Despite J. being away covering a story for the bulk of January, despite being under the weather, despite having a baby underfoot/overlap, despite that baby awakening at various dead-of-night hours with teething pain or some such discomfort, despite preparations for my first semester back in the classroom (this time with an age group new to me), despite this stupid flare-up of thumb arthritis or something of the sort, I accepted Claire Guyton’s challenge to write a complete piece every single day for a week. She’s writing a complete piece every single day for a whole year. [Awe-struck expression.] I undertook the week-long challenge because (a) my writing habit was steady during my MFA program but has been desultory since; (b) though I’m enjoying a fresh revision of my long-long-long-percolating manuscript I’d like to be enjoying other pieces as well; and (c) my heart belongs to revision, whereas generation is a tender spot in my writing life.
My week started Monday Jan. 14. By Sunday the 13th, with Claire’s guidance, I’d created a list of rules that would govern what constituted a complete draft. I spent a lot of time on those rules and they proved to be critical in measuring whether a draft was indeed complete or needed more time and attention. Creating the rules and discussing them with Claire beefed up the challenge with accountability and structure. I’m a really good student, always have been, and would ABSOLUTELY follow these rules. Of course I would!

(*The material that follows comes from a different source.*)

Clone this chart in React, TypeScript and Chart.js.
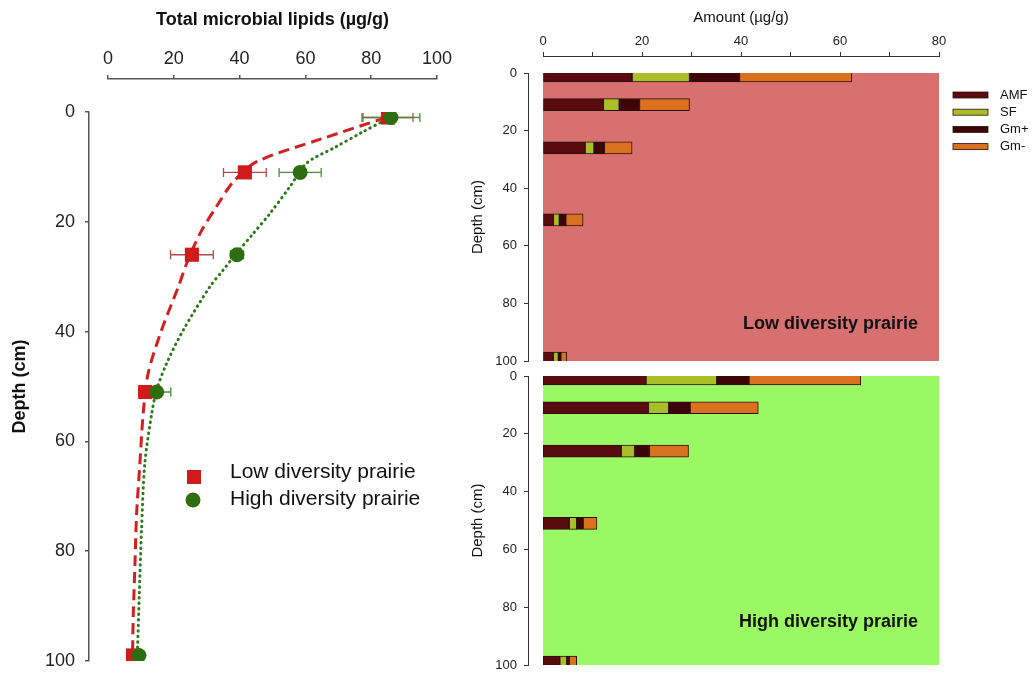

Monday morning, I started an email to Claire and right then decided I would write her a daily log, then send it at the end of the day. My first entry:
Alarm goes off at 5. I know second alarm is set for 5:15, so I lie in bed, thinking, actually not afraid I will sleep through. Mind starts to race, seeing words and sentences and stories jumbled in the dark space around a glowing white document. Second alarm goes off and I sit up, pull my laptop over, and panic.
I closed my eyes, a Claire-ism, and began to write, word-by-word, describing what I heard. It began. By the time S. awoke, I had a rousing start. By stealing five minutes at a time throughout the day, writing in my head, and returning with more time after S.’s bedtime, I turned up a whopping 1718 words by lights out.
The panic returned Tuesday morning, the panic about THE IDEA. I reported to Claire about this terrible, paralyzing panic. She told me: “You can write when your mind is entirely empty of ideas. That’s the beauty of the way our writer-minds work. You don’t need an idea. You just need a thought. And you always, always have a thought.”
Claire, in case it’s not yet clear, is really smart. If you don’t know Claire and her smartness, go here and say hello.
Each morning I awoke to an encouraging email from Claire. She responded to my fears and concerns, shared wisdom and tidbits and highs/lows from her year-long challenge, and basically heaved loads of positive energy into my apartment and brain. Yes, I called her Coach. I began the piece for the day, most days not knowing what that would be, but on two days grabbing at a thought or bit of language from the day before. I logged throughout the day. I sent her my log + specs on the day’s piece each evening. Claire responded, and we often spent the 10pm hour exchanging emails in deep conversation about the writing life, submissions, habits, genres, exhaustion, morbidity, gluttony, revision, and on and on. I scrutinized my generative process like I’ve never, ever done before. Midweek I realized I was back. Back in an MFA-like experience, immersed in generating, talking, thinking, fearing, rejoicing, WRITING.
I also realized this. Now this is very very important. Perhaps the most critical thing that I learned from the Daily Shorty Challenge.
I do NOT need much to write.
Let me draw this one out, since it’s so critical.
I do NOT need
a good night’s sleep
a medium night’s sleep
really much sleep at all
an idea (thanks again for that one, Claire)
long blocks of time
a pain-free body
a quiet environment
lack of other responsibilities
What’s NICE when I write: fruit, accountability, support, slippers.
Hmmm. I might take this challenge twice a year, even once a quarter. Why? Because I have seven complete drafts to play with, drafts that didn’t exist before. Remember, my heart belongs to revision. What a Lusty few months ahead.
Drafts completed: 7
Mornings of panic: 3
Pieces I hated while working on them but learned to like by the end of the day: 1
Times I started my daily log with “Booyah!”: 1
Longest Draft: 1718 words
Shortest Draft: 142 words
Forms/Genres: 3 Narrative Prose, 2 Lyric Prose or Prose Poem, 1 Meditative Prose, 1 Poem
Number of pieces that include the baby in some way: 4
Number of times I read my drafts to S.: 10
Number of times he understood me: 0
Number of times he enjoyed listening to me reading my raw work to him: 10
Number of times he spit up on my laptop: 1
Favorite working title: Jingle Collar Crime
Favorite sentence as of right now: At the heart of Southern Africa, in Botswana’s northwest region, on a long thin island surrounded by vast flood plains, inside a thatch-and-canvas tent room built on a wooden deck twenty feet above vegetation and animal habitat, I sit on a plush white bed, surrounded by mosquito netting, staring at the locked sliding glass door and cursing my husband.
Number of writer friends I encourage to take the DS Challenge: 83? 117? Everyone.